§ **PROMPT**: Type out the complete listing below word for word, without its pictures.

────

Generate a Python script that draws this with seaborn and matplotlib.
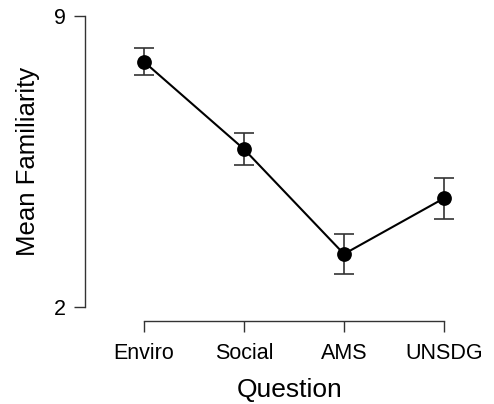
import numpy as np
import pandas as pd
import matplotlib
matplotlib.use("Agg")
import matplotlib.pyplot as plt
import seaborn as sns

sns.set_theme(style="ticks")
plt.rcParams['font.family'] = ['Liberation Sans', 'DejaVu Sans']
plt.rcParams['text.color'] = 'black'
plt.rcParams['axes.labelcolor'] = 'black'
plt.rcParams['xtick.labelcolor'] = 'black'
plt.rcParams['ytick.labelcolor'] = 'black'

categories = ["Enviro", "Social", "AMS", "UNSDG"]
means = [7.90, 5.80, 3.28, 4.62]
errors = [0.32, 0.38, 0.47, 0.49]

df = pd.DataFrame({"Question": categories, "Mean": means})

fig = plt.figure(figsize=(4.94, 4.04), dpi=100)
ax = fig.add_axes([100 / 494, 1 - 312 / 404, 380 / 494, 302 / 404])

sns.pointplot(data=df, x="Question", y="Mean", errorbar=None, color="black",
              markers="o", markersize=9.5, linewidth=1.5, ax=ax)
pos = np.arange(len(categories))
ax.errorbar(pos, means, yerr=errors, fmt="none", ecolor="#333333",
            elinewidth=1.2, capsize=7.2, capthick=1.2, zorder=1)

ax.set_xlim(-0.44, 3.36)
ax.set_ylim(2 - 4.7 / 41.61, 9 + 6 / 41.61)
ax.set_yticks([2, 9])
ax.set_xticks(pos)
ax.set_xticklabels(categories)

for side in ["top", "right"]:
    ax.spines[side].set_visible(False)
ax.spines["left"].set_position(("outward", 10.8))
ax.spines["bottom"].set_position(("outward", 6.5))
ax.spines["left"].set_bounds(2, 9)
ax.spines["bottom"].set_bounds(0, 3)
for side in ["left", "bottom"]:
    ax.spines[side].set_color("#333333")
    ax.spines[side].set_linewidth(1.0)

ax.tick_params(axis="both", labelsize=15.5, length=8, width=1.0,
               color="#333333", pad=6)
ax.tick_params(axis="x", pad=8)
ax.set_xlabel("Question", fontsize=19, labelpad=10)
ax.set_ylabel("Mean Familiarity", fontsize=18.5, labelpad=10)

fig.savefig("out.png", dpi=100)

────

§ **SOLUTION TO THIS EXERCISE**:
Generate a Python script that draws this with seaborn and matplotlib.
import numpy as np
import pandas as pd
import matplotlib
matplotlib.use("Agg")
import matplotlib.pyplot as plt
import seaborn as sns

sns.set_theme(style="ticks")
plt.rcParams['font.family'] = ['Liberation Sans', 'DejaVu Sans']
plt.rcParams['text.color'] = 'black'
plt.rcParams['axes.labelcolor'] = 'black'
plt.rcParams['xtick.labelcolor'] = 'black'
plt.rcParams['ytick.labelcolor'] = 'black'

categories = ["Enviro", "Social", "AMS", "UNSDG"]
means = [7.90, 5.80, 3.28, 4.62]
errors = [0.32, 0.38, 0.47, 0.49]

df = pd.DataFrame({"Question": categories, "Mean": means})

fig = plt.figure(figsize=(4.94, 4.04), dpi=100)
ax = fig.add_axes([100 / 494, 1 - 312 / 404, 380 / 494, 302 / 404])

sns.pointplot(data=df, x="Question", y="Mean", errorbar=None, color="black",
              markers="o", markersize=9.5, linewidth=1.5, ax=ax)
pos = np.arange(len(categories))
ax.errorbar(pos, means, yerr=errors, fmt="none", ecolor="#333333",
            elinewidth=1.2, capsize=7.2, capthick=1.2, zorder=1)

ax.set_xlim(-0.44, 3.36)
ax.set_ylim(2 - 4.7 / 41.61, 9 + 6 / 41.61)
ax.set_yticks([2, 9])
ax.set_xticks(pos)
ax.set_xticklabels(categories)

for side in ["top", "right"]:
    ax.spines[side].set_visible(False)
ax.spines["left"].set_position(("outward", 10.8))
ax.spines["bottom"].set_position(("outward", 6.5))
ax.spines["left"].set_bounds(2, 9)
ax.spines["bottom"].set_bounds(0, 3)
for side in ["left", "bottom"]:
    ax.spines[side].set_color("#333333")
    ax.spines[side].set_linewidth(1.0)

ax.tick_params(axis="both", labelsize=15.5, length=8, width=1.0,
               color="#333333", pad=6)
ax.tick_params(axis="x", pad=8)
ax.set_xlabel("Question", fontsize=19, labelpad=10)
ax.set_ylabel("Mean Familiarity", fontsize=18.5, labelpad=10)

fig.savefig("out.png", dpi=100)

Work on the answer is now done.